An IETF BCP 47 language tag is a standardized code or tag that is used to identify human languages in the Internet. The tag structure has been standardized by the Internet Engineering Task Force (IETF) in Best Current Practice (BCP) 47; the subtags are maintained by the IANA Language Subtag Registry.[1][2][3]

To distinguish language variants for countries, regions, or writing systems (scripts), IETF language tags combine subtags from other standards such as ISO 639, ISO 15924, ISO 3166-1 and UN M.49. For example, the tag "en" stands for English; "es-419" for Latin American Spanish; "rm-sursilv" for Romansh Sursilvan; "sr-Cyrl" for Serbian written in Cyrillic script; "nan-Hant-TW" for Min Nan Chinese using traditional Han characters, as spoken in Taiwan; and "gsw-u-sd-chzh" for Zürich German.
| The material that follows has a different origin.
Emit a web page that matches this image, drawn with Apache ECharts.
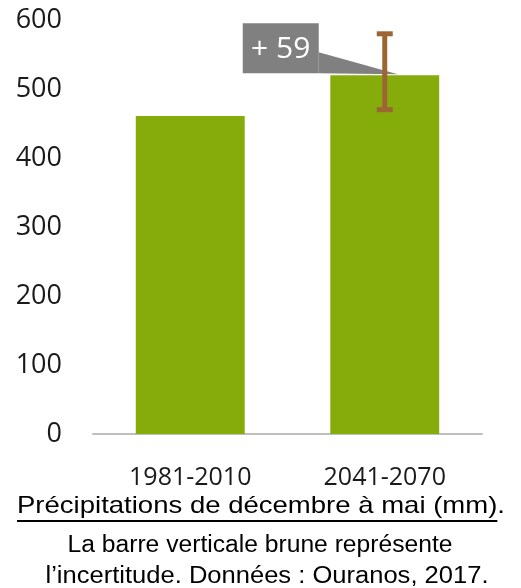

In its accordance with ISO 639-3, however, it does not provide codes for distinguishing between Arabic-based scripts, and maintains two duplicate codes for Punjabi, as well as a number of dubious or non-existent language distinctions made by its parents standard.[4]

It is used by computing standards such as HTTP,[5] HTML,[6] XML[7] and PNG.[8]